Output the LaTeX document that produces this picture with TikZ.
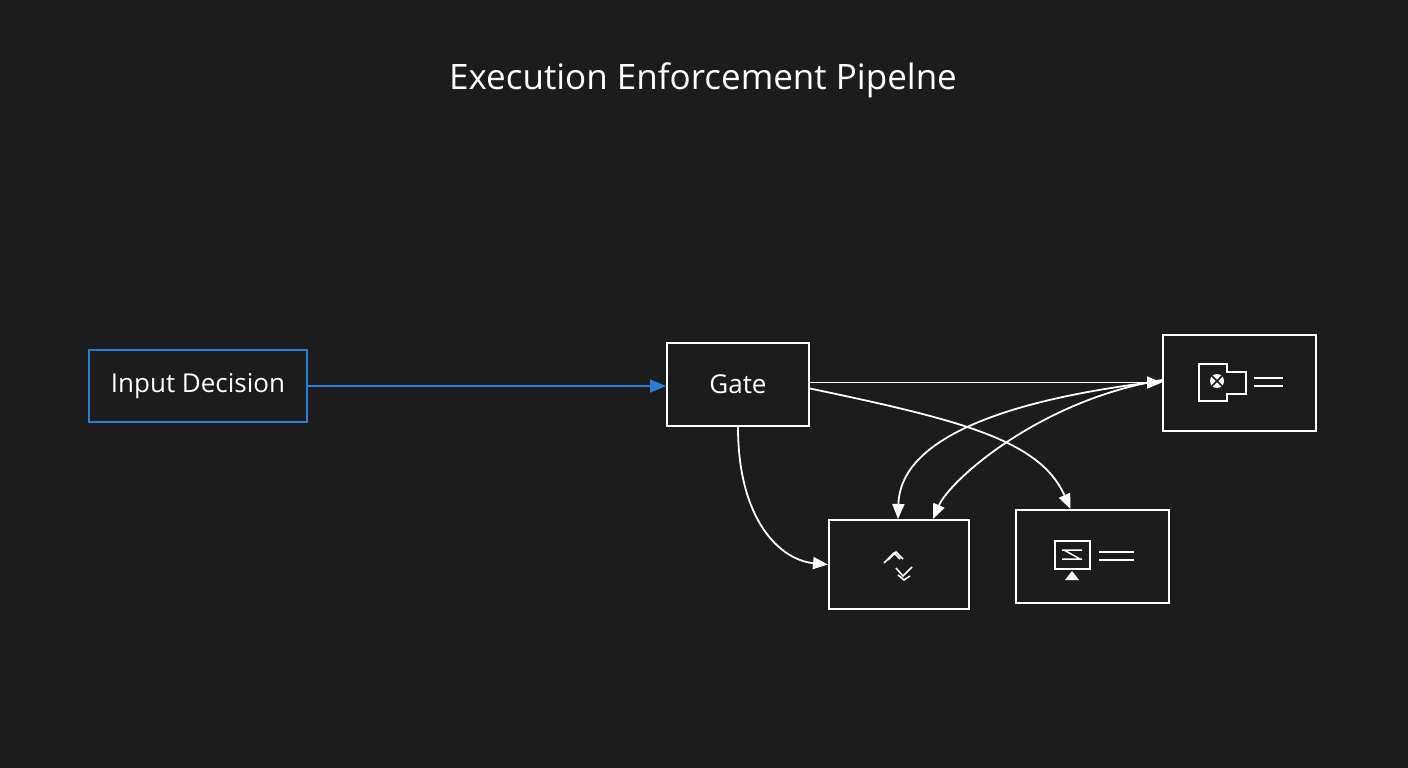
\documentclass[tikz,border=0pt]{standalone}
\usepackage{fontspec}
\setmainfont{Open Sans}
\usetikzlibrary{arrows.meta}
\definecolor{bg}{HTML}{1C1C1C}
\definecolor{bl}{HTML}{2A7FD4}
\begin{document}
\begin{tikzpicture}[x=1pt,y=-1pt,
 box/.style={draw=white,line width=2pt,fill=bg},
 con/.style={draw=white,line width=1.8pt,-{Triangle[length=15pt,width=12pt]}},
 ico/.style={draw=white,line width=1.6pt}]
\fill[bg] (0,0) rectangle (1408,768);
\useasboundingbox (0,0) rectangle (1408,768);
\node[white,font=\fontsize{35}{40}\selectfont] (title) at (703,80) {Execution Enforcement Pipelne};
\node[draw=bl,line width=2pt,fill=bg,minimum width=218pt,minimum height=72pt,text=white,font=\fontsize{26}{30}\selectfont] (in) at (198,386) {Input Decision};
\node[box,minimum width=142pt,minimum height=83pt,text=white,font=\fontsize{26}{30}\selectfont] (gate) at (738,384.5) {Gate};
\node[box,minimum width=153pt,minimum height=96pt] (tr) at (1239.5,383) {};
\node[box,minimum width=140pt,minimum height=89pt] (bm) at (899,564.5) {};
\node[box,minimum width=153pt,minimum height=93pt] (br) at (1092.5,556.5) {};
\draw[bl,line width=1.8pt,-{Triangle[length=16pt,width=13pt]}] (in.east) -- (in.east -| gate.west);
\draw[con] ([yshift=2pt]gate.east) -- ([yshift=2pt]gate.east -| tr.west);
\draw[con] ([yshift=-4pt]gate.east) .. controls (960,420) and (1040,440) .. ([xshift=-22pt]br.north);
\draw[con] (gate.south) .. controls (738,520) and (780,560) .. (bm.west);
\draw[con] ([yshift=2pt]tr.west) .. controls (1000,400) and (900,440) .. ([xshift=-1pt]bm.north);
\draw[con] ([yshift=3pt]tr.west) .. controls (1040,400) and (950,480) .. ([xshift=34pt]bm.north);
% icons
\draw[ico] (1199,364) -- (1227,364) -- (1227,372) -- (1246,372) -- (1246,394) -- (1227,394) -- (1227,401) -- (1199,401) -- cycle;
\fill[white] (1217,381) circle (7pt);
\draw[bg,line width=1.6pt] (1212,376) -- (1222,386) (1222,376) -- (1212,386);
\draw[ico] (1254,378) -- (1283,378) (1254,386) -- (1283,386);
\draw[ico] (1055,541) rectangle (1090,569);
\fill[white] (1065,580) -- (1072,571) -- (1079,580) -- cycle;
\draw[white,line width=1.5pt] (1062,550)--(1082,550) (1062,559)--(1082,559) (1064,550)--(1080,559);
\draw[ico] (1099,552) -- (1134,552) (1099,560) -- (1134,560);
\draw[ico] (884,563) -- (894,553) -- (900,559) (888,560)--(896,552) -- (903,559);
\draw[ico] (896,568) -- (903,576) -- (912,567) (898,575)--(904,580)--(910,576);
\end{tikzpicture}
\end{document}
******************************
» **GIVEN INSTRUCTION**: Could you repeat all of the material exactly? Pictures should not be copied.

» **FINAL RESULT**:
Output the LaTeX document that produces this picture with TikZ.
\documentclass[tikz,border=0pt]{standalone}
\usepackage{fontspec}
\setmainfont{Open Sans}
\usetikzlibrary{arrows.meta}
\definecolor{bg}{HTML}{1C1C1C}
\definecolor{bl}{HTML}{2A7FD4}
\begin{document}
\begin{tikzpicture}[x=1pt,y=-1pt,
 box/.style={draw=white,line width=2pt,fill=bg},
 con/.style={draw=white,line width=1.8pt,-{Triangle[length=15pt,width=12pt]}},
 ico/.style={draw=white,line width=1.6pt}]
\fill[bg] (0,0) rectangle (1408,768);
\useasboundingbox (0,0) rectangle (1408,768);
\node[white,font=\fontsize{35}{40}\selectfont] (title) at (703,80) {Execution Enforcement Pipelne};
\node[draw=bl,line width=2pt,fill=bg,minimum width=218pt,minimum height=72pt,text=white,font=\fontsize{26}{30}\selectfont] (in) at (198,386) {Input Decision};
\node[box,minimum width=142pt,minimum height=83pt,text=white,font=\fontsize{26}{30}\selectfont] (gate) at (738,384.5) {Gate};
\node[box,minimum width=153pt,minimum height=96pt] (tr) at (1239.5,383) {};
\node[box,minimum width=140pt,minimum height=89pt] (bm) at (899,564.5) {};
\node[box,minimum width=153pt,minimum height=93pt] (br) at (1092.5,556.5) {};
\draw[bl,line width=1.8pt,-{Triangle[length=16pt,width=13pt]}] (in.east) -- (in.east -| gate.west);
\draw[con] ([yshift=2pt]gate.east) -- ([yshift=2pt]gate.east -| tr.west);
\draw[con] ([yshift=-4pt]gate.east) .. controls (960,420) and (1040,440) .. ([xshift=-22pt]br.north);
\draw[con] (gate.south) .. controls (738,520) and (780,560) .. (bm.west);
\draw[con] ([yshift=2pt]tr.west) .. controls (1000,400) and (900,440) .. ([xshift=-1pt]bm.north);
\draw[con] ([yshift=3pt]tr.west) .. controls (1040,400) and (950,480) .. ([xshift=34pt]bm.north);
% icons
\draw[ico] (1199,364) -- (1227,364) -- (1227,372) -- (1246,372) -- (1246,394) -- (1227,394) -- (1227,401) -- (1199,401) -- cycle;
\fill[white] (1217,381) circle (7pt);
\draw[bg,line width=1.6pt] (1212,376) -- (1222,386) (1222,376) -- (1212,386);
\draw[ico] (1254,378) -- (1283,378) (1254,386) -- (1283,386);
\draw[ico] (1055,541) rectangle (1090,569);
\fill[white] (1065,580) -- (1072,571) -- (1079,580) -- cycle;
\draw[white,line width=1.5pt] (1062,550)--(1082,550) (1062,559)--(1082,559) (1064,550)--(1080,559);
\draw[ico] (1099,552) -- (1134,552) (1099,560) -- (1134,560);
\draw[ico] (884,563) -- (894,553) -- (900,559) (888,560)--(896,552) -- (903,559);
\draw[ico] (896,568) -- (903,576) -- (912,567) (898,575)--(904,580)--(910,576);
\end{tikzpicture}
\end{document}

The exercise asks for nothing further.